In Determined AI terms, an experiment is a collection of one or more DL training tasks that correspond to a unified DL workflow, e.g., exploring a user-defined hyperparameter space. Each training task in an experiment is called a trial. As you run your experiments on Determined AI, you can easily go to the Experiments tab of our UI and find the experiment you want to visualize. Simply click on the TensorBoard button next to the desired experiment and you will see a TensorBoard session appear in your browser. Or you can run the following command in Determined’s command line interface:
$ det tensorboard start <experiment_id> # loads all trial metrics for an experiment
The associated TensorBoard server is launched in a containerized environment on the Determined AI managed cluster of GPUs. Determined AI proxies HTTP requests to and from the TensorBoard container through our master node. More details can be found in our documentation.
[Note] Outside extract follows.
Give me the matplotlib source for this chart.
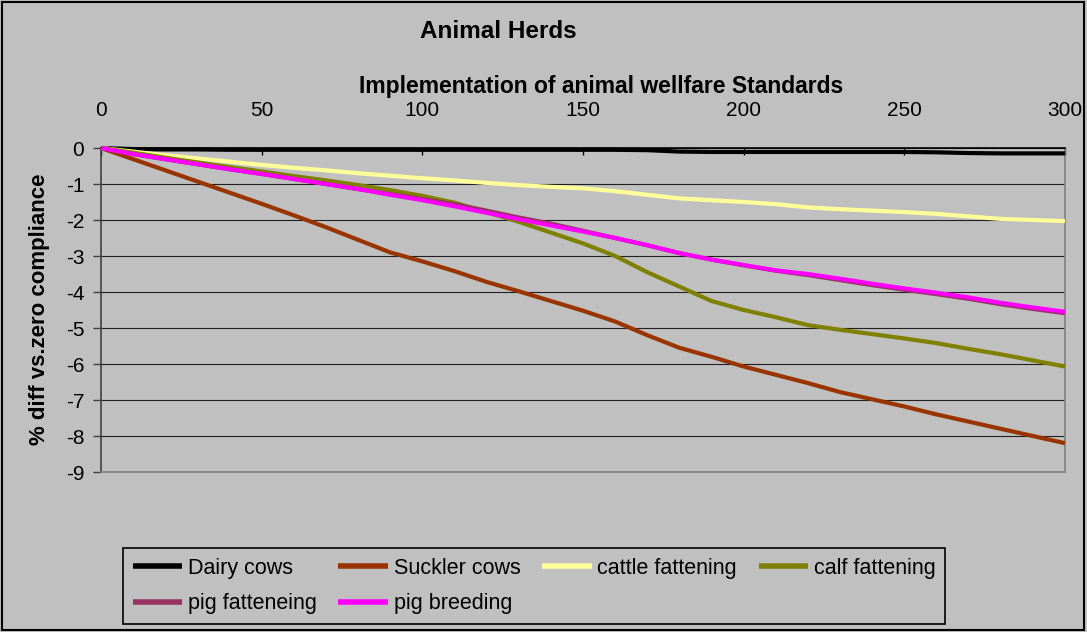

TensorBoard operates by reading event files, which contain summary data. Without Determined AI, you’d have to explicitly generate summary data by logging them through the tf.summary APIs and using a FileWriter to write them to the event files before you can visualize them. If you want to preserve these files historically, you’d need to manually manage the log directories and keep track of which experiments they correspond with. Determined AI simplifies the process by automatically logging the metrics you defined in your model code as training metrics and/or validation metrics, e.g., error, loss, and accuracy. You do not have to log these data separately using the tf.summary APIs. Besides showing these metrics, we plan to support image summaries and neural network graph visualization on TensorBoard in the near future.
To make it easy for DL engineers to compare the performance across multiple trials, Determined AI groups the metrics of all the trials in one experiment for visualization. You can then visualize the metrics on the same graph, and thus expedite your early-stage model development and experimentation. If you want to visualize the metrics of just a few trials you can issue the command below with a list of specific trial IDs:
$ det tensorboard start --trial-ids <list of trial IDs>
This screencast goes into more details on visualizing the metrics for all trials pertaining to an adaptive search in a user-defined hyperparameter space. The TensorBoard visualization in Figure 2 below shows the early stopping behavior of adaptive search, along with the error and learning rate across multiple trials.
At Determined AI, our goal is to simplify your DL model development lifecycle and drive DL performance and productivity. Our integration with TensorBoard enables you to easily visualize your DL experiments so that you can expedite your model development and converge to a good model faster and cheaper.